The Mexican people are well-represented by this cast, with Camilla Bella (Brazilian), Alexa Vega (half-Colombian), Wilmer Valderrama (Venezuelan), and Nicholas D’Agosto (spent a semester in Dominican Republic). The rest of the cast seems to be some kind of Latino: all the seamstresses working illegally in the aunt’s house, the janitors and cleaning ladies that Nora helps on her bus ride, the servants at Casa Bonita — their old house, the chola gang, the sassy hairstylists and construction workers, and of course, whoever it is that gives Mary a ride home from the hospital in their taco truck. I know it’s a stretch, but sometimes, Mexican people are nurses and paralegals and teachers. Why sometimes they are lawyers! I know it’s important to show the authentic Mexican’s differences from the whatever racist food metaphor is the Latino equivalent of Asian Twinkies or black Oreos, but it’s not nearly as funny as making a Chihuahua do step-and-fetch for a sub-par representation of ethnic food. Hey! Maybe the Panda Express panda can start swapping his L’s and R’s! And he could wok up the Beverly Hills Chihuahua!

Like Jennifer Lopez, From Prada to Nada was more concerned with talking up its own Latinness rather than just being a good movie.

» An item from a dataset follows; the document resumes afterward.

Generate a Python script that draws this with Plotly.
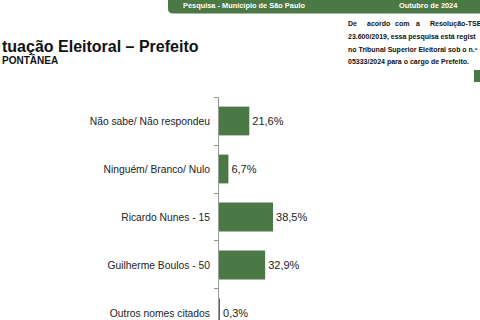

J-Lo was an amazing example of what a Latin star can do: work your ass up from being a fly girl on a comedy show to having your own #1 dance album and being a legitimate actress. She was a star, who was also Latina. Then she decided to make her fame all about being Latina, instead of about being a talented person. I would have much rather watched a Sense and Sensibility modernization, that happened to take place in East LA. There are plenty of films like Real Women Have Curves and Like Water for Chocolate that are great movies first and foremost, and amazing representations of their cultures second. This one ain’t.